19 de junio de 2007

La Hamaca Paraguaya


Un puñado de planos fijos como pinturas prerrafaelitas de una naturaleza atemporal. Voces en off que a veces son presente y otras recuerdo, el rumor del Hombre que caminó por un mundo sin máquinas como el mundo que nos muestra esta película. Años treinta, pero podría haber sucedido hace mil años, mil siglos. La espera, la vida que avanza a través de las estaciones, la certeza de la muerte. El hijo ausente, la lluvia que no llega, el calor y los ladridos de esa maldita perra que recuerda al hijo que fue a la guerra y no volverá. Ramón y Cándida a lo largo de un día indistinguible del anterior y del siguiente, compartiendo el milagro de existir. La hamaca como símbolo de la rendición al tiempo que, cíclico pero inmisericorde, se desliza hacia la última luz.

Pilar Encina es la primera cineasta paraguaya en parir un largometraje en treinta años, y lo hace con una historia que retrata con pulso certero la agonía de los pobres que, como dice Ramón, "siempre están en guerra". La sangre de Ramón hijo, única razón de ser de estos dos ancianos, se derramará en vano. Los padres no son capaces ni de llorarle, prefieren negar su muerte.

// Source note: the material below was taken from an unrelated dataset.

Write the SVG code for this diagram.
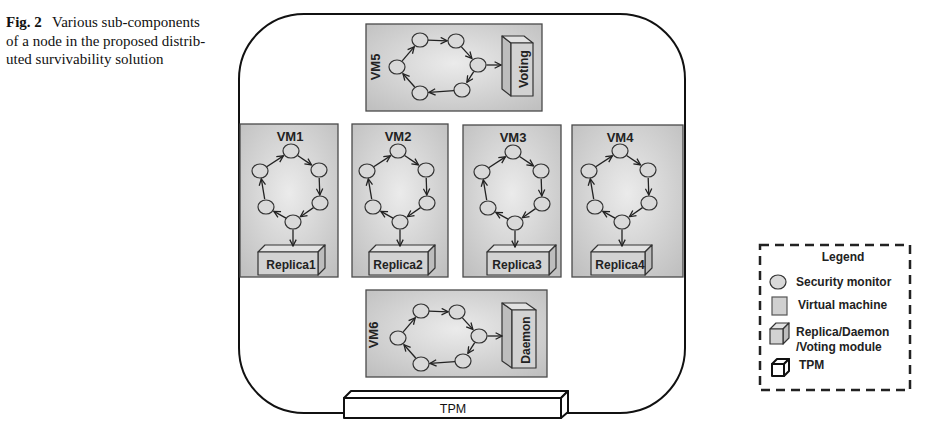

La noche no les sorprenderá en la hamaca, juntos caminarán hacia el hogar como juntos caminan desde el día de su boda sin que el amor tenga -me aventuro a afirmar- mucho que ver. Es más bien el miedo a soledad, la imposición de la costumbre, la necesidad de un compañero para sobrellevar los rigores de una vida reducida a un páramo asfixiante. Como tantos otros matrimonios, creen que están hechos el uno para el otro. Da igual si no es verdad, da igual si los límites de la miseria les forzaron a lo inevitable. Han de aferrarse a lo único que tienen, lo único que les queda.

La Hamaca Paraguaya: metáfora de tantas esperas inútiles, tantas esperanzas que solo sirvieron para justificar esas esperas.